For all these reasons, the lesser caste is excluded from legitimate conversations. Lacking both the resources and the opportunity to participate in language that has true impact, we feel bound to our position. For example, the BLM movement is not just about being black. It is about being black and poor, and the situation did not improve until the upper-class became involved. It was the outrage of celebrity forces that finally evoked change.

The effect of this lack of social education develops not just at the level of language but at the level of identity. The underlying fear of not being heard translates to fear of inaccuracy, further burying our ability to speak. We lack verbal filters, often saying the wrong thing. We feel defensive like we must justify our existence and continually explain ourselves. We are Pygmalion or Good Will Hunting., discounted as an experiment and deeply misunderstood.

We live with the consciousness that we must be grateful for the scraps given to us, generally settling for less because we are so grateful to have anything at all. We live on leftovers, carrying within us a stain that does not permit us to walk through certain doors. Through centuries of training passed down generation after generation, we feel wrong not because we are wrong, but because we lack the inherent education that would give us the ability to explain our position. The Marshmallow Experiment it’s not just about success or failure. It’s about an identity of not just the individual. It is a tribal, exclusionary, language barrier.

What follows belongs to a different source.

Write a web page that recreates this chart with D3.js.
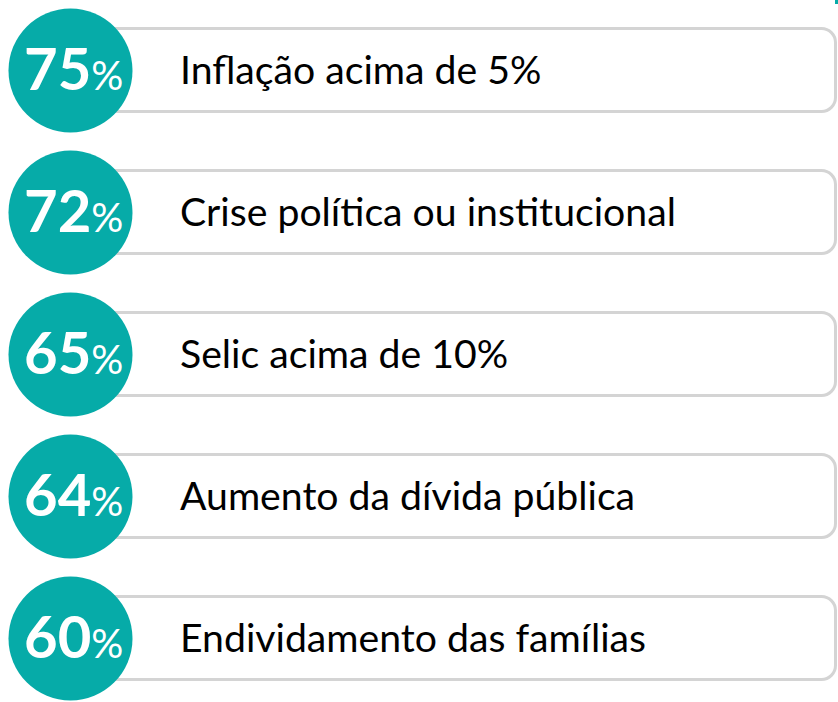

We live with the consciousness that we must be grateful for the scraps given to us, generally settling for less because we are so grateful to have anything at all. We live on leftovers, carrying within us a stain that does not permit us to walk through certain doors.

You can see the feeling of unworthiness in our subject. She is resistant to something as basic as medical treatment because she has learned it is a failure to need it, likely driven by her ancestors’ inability to attain it.

Breaking through the caste barrier is not a minor thing. It is the development of a whole new language, one our subject will need to learn.